-- BEGIN GIVEN INFORMATION --
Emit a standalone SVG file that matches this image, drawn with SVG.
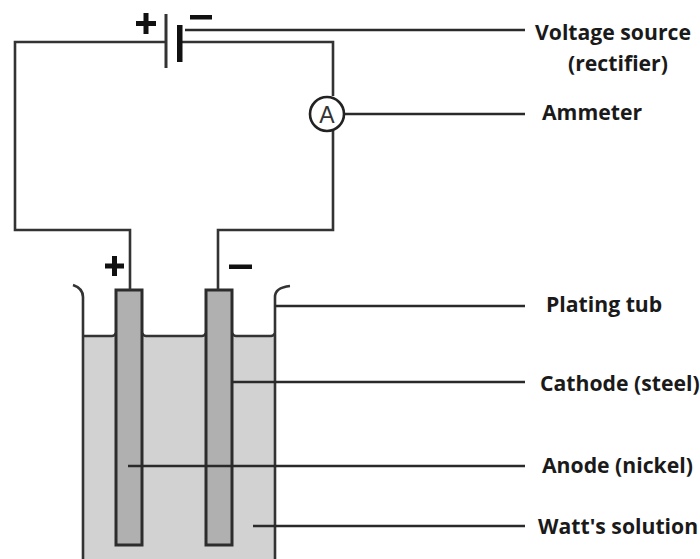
<svg xmlns="http://www.w3.org/2000/svg" width="700" height="559" viewBox="0 0 700 559">
<style>
.w{fill:none;stroke:#333;stroke-width:2.6}
.l{fill:none;stroke:#2a2a2a;stroke-width:2.4}
.e{fill:#b0b0b0;stroke:#2c2c2c;stroke-width:3}
.t{font-family:"Open Sans","DejaVu Sans",sans-serif;font-weight:700;font-size:21.2px;fill:#1a1a1a}
.s{fill:#111}
</style>
<rect width="700" height="559" fill="#fff"/>
<g id="tub">
<rect x="83" y="336" width="192" height="223" fill="#d2d2d2"/>
<path class="w" d="M73 285C79 287 83 291 83 297V336H112C114 336 115 335 116 333M142 333C143 335 144 336 146 336H202C204 336 205 335 206 333M232 333C233 335 234 336 236 336H271C273 336 274 335 275 333M275 336V297C275 291 280 287 290 286M83 336V559M275 336V559"/>
</g>
<g id="anode"><rect class="e" x="116" y="290" width="26" height="255"/></g>
<g id="cathode"><rect class="e" x="206" y="290" width="26" height="255"/></g>
<g id="connectors">
<path class="w" d="M166 42H15V230H130V290"/>
<path class="w" d="M181 42H333V96M333 131V230H218V290"/>
<path class="l" d="M185 30H525M345 114H525M275 306H525M232 382H525M128 466H525M253 526H525"/>
</g>
<g id="voltage-source">
<path d="M166 14V68" stroke="#333" stroke-width="3" fill="none"/>
<rect x="177" y="25" width="5.5" height="37" fill="#111"/>
<path class="s" d="M136 21H156V26H136ZM143.500 13H148.500V34H143.500Z"/>
<rect x="190" y="15" width="22" height="4.500" fill="#111"/>
</g>
<g id="ammeter">
<circle cx="327" cy="114" r="17" fill="#fff" stroke="#222" stroke-width="2.6"/>
<text x="327" y="122.500" text-anchor="middle" style="font-family:'Liberation Sans',sans-serif;font-size:23px;fill:#333">A</text>
</g>
<g id="polarity">
<path class="s" d="M105 263.500H124V268.500H105ZM112 256H117V276H112Z"/>
<rect x="229" y="264.500" width="23" height="4.500" fill="#111"/>
</g>
<g id="labels">
<text class="t" x="535" y="40">Voltage source</text>
<text class="t" x="568" y="71">(rectifier)</text>
<text class="t" x="542" y="120">Ammeter</text>
<text class="t" x="546" y="312">Plating tub</text>
<text class="t" x="540" y="391">Cathode (steel)</text>
<text class="t" x="542" y="473">Anode (nickel)</text>
<text class="t" x="538" y="534">Watt's solution</text>
</g>
</svg>
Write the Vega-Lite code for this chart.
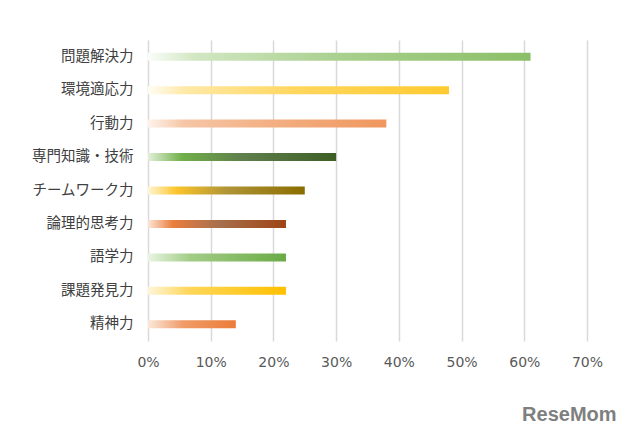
{
  "$schema": "https://vega.github.io/schema/vega-lite/v6.json",
  "autosize": "none",
  "width": 439,
  "height": 301,
  "padding": {"left": 148, "top": 40, "right": 53, "bottom": 97},
  "background": "#ffffff",
  "config": {"view": {"stroke": null}},
  "title": {"text": "ReseMom", "orient": "bottom", "anchor": "end", "fontSize": 20, "font": "Liberation Sans", "fontWeight": "bold", "color": "#7f7f7f", "offset": 36, "dx": 14},
  "data": {"values": [
    {"cat": "問題解決力", "value": 0.61},
    {"cat": "環境適応力", "value": 0.48},
    {"cat": "行動力", "value": 0.38},
    {"cat": "専門知識・技術", "value": 0.30},
    {"cat": "チームワーク力", "value": 0.25},
    {"cat": "論理的思考力", "value": 0.22},
    {"cat": "語学力", "value": 0.22},
    {"cat": "課題発見力", "value": 0.22},
    {"cat": "精神力", "value": 0.14}
  ]},
  "encoding": {
    "y": {"field": "cat", "type": "nominal", "title": null,
      "scale": {"domain": ["問題解決力","環境適応力","行動力","専門知識・技術","チームワーク力","論理的思考力","語学力","課題発見力","精神力"], "paddingInner": 0.75, "paddingOuter": 0.375},
      "axis": {"domain": false, "ticks": false, "labelPadding": 15, "labelFont": "Noto Sans CJK JP", "labelFontSize": 14.5, "labelColor": "#404040", "grid": false}},
    "x": {"field": "value", "type": "quantitative", "title": null,
      "scale": {"domain": [0, 0.7], "nice": false, "zero": true},
      "axis": {"format": ".0%", "values": [0,0.1,0.2,0.3,0.4,0.5,0.6,0.7], "domain": false, "ticks": false, "grid": true, "gridColor": "#d9d9d9", "gridWidth": 1.5, "labelFlush": false, "labelFont": "DejaVu Sans", "labelFontSize": 14, "labelColor": "#595959", "labelPadding": 14}}
  },
  "layer": [
    {"transform": [{"filter": "datum.cat === '問題解決力'"}], "mark": {"type": "bar", "height": 8, "fill": {"gradient": "linear", "x1": 0, "y1": 0, "x2": 1, "y2": 0, "stops": [{"offset": 0, "color": "#fbfdf9"}, {"offset": 0.12, "color": "#d2e7c4"}, {"offset": 0.5, "color": "#a9d08e"}, {"offset": 1, "color": "#8bbf67"}]}}},
    {"transform": [{"filter": "datum.cat === '環境適応力'"}], "mark": {"type": "bar", "height": 8, "fill": {"gradient": "linear", "x1": 0, "y1": 0, "x2": 1, "y2": 0, "stops": [{"offset": 0, "color": "#fffdf4"}, {"offset": 0.12, "color": "#ffe9a8"}, {"offset": 0.5, "color": "#ffd65c"}, {"offset": 1, "color": "#ffca30"}]}}},
    {"transform": [{"filter": "datum.cat === '行動力'"}], "mark": {"type": "bar", "height": 8, "fill": {"gradient": "linear", "x1": 0, "y1": 0, "x2": 1, "y2": 0, "stops": [{"offset": 0, "color": "#fdf3ec"}, {"offset": 0.15, "color": "#f6c6a6"}, {"offset": 0.55, "color": "#f3ad80"}, {"offset": 1, "color": "#ef975e"}]}}},
    {"transform": [{"filter": "datum.cat === '専門知識・技術'"}], "mark": {"type": "bar", "height": 8, "fill": {"gradient": "linear", "x1": 0, "y1": 0, "x2": 1, "y2": 0, "stops": [{"offset": 0, "color": "#e3f0da"}, {"offset": 0.18, "color": "#70b04a"}, {"offset": 0.5, "color": "#5f7f4c"}, {"offset": 1, "color": "#3d5f25"}]}}},
    {"transform": [{"filter": "datum.cat === 'チームワーク力'"}], "mark": {"type": "bar", "height": 8, "fill": {"gradient": "linear", "x1": 0, "y1": 0, "x2": 1, "y2": 0, "stops": [{"offset": 0, "color": "#fff6d6"}, {"offset": 0.18, "color": "#fbc52a"}, {"offset": 0.5, "color": "#b09436"}, {"offset": 1, "color": "#8a6d00"}]}}},
    {"transform": [{"filter": "datum.cat === '論理的思考力'"}], "mark": {"type": "bar", "height": 8, "fill": {"gradient": "linear", "x1": 0, "y1": 0, "x2": 1, "y2": 0, "stops": [{"offset": 0, "color": "#fbe5d6"}, {"offset": 0.18, "color": "#ea7e3e"}, {"offset": 0.5, "color": "#a9704e"}, {"offset": 1, "color": "#9e4414"}]}}},
    {"transform": [{"filter": "datum.cat === '語学力'"}], "mark": {"type": "bar", "height": 8, "fill": {"gradient": "linear", "x1": 0, "y1": 0, "x2": 1, "y2": 0, "stops": [{"offset": 0, "color": "#eaf4e3"}, {"offset": 0.3, "color": "#a3cd87"}, {"offset": 1, "color": "#6aaa45"}]}}},
    {"transform": [{"filter": "datum.cat === '課題発見力'"}], "mark": {"type": "bar", "height": 8, "fill": {"gradient": "linear", "x1": 0, "y1": 0, "x2": 1, "y2": 0, "stops": [{"offset": 0, "color": "#fff6d9"}, {"offset": 0.3, "color": "#ffd659"}, {"offset": 1, "color": "#ffc000"}]}}},
    {"transform": [{"filter": "datum.cat === '精神力'"}], "mark": {"type": "bar", "height": 8, "fill": {"gradient": "linear", "x1": 0, "y1": 0, "x2": 1, "y2": 0, "stops": [{"offset": 0, "color": "#fbe8db"}, {"offset": 0.4, "color": "#f09c68"}, {"offset": 1, "color": "#ec7c38"}]}}}
  ]
}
-- END GIVEN INFORMATION --
Using the records above, select and copy every line that has the word "this".

> _TASK OUTPUT_
Emit a standalone SVG file that matches this image, drawn with SVG.
Write the Vega-Lite code for this chart.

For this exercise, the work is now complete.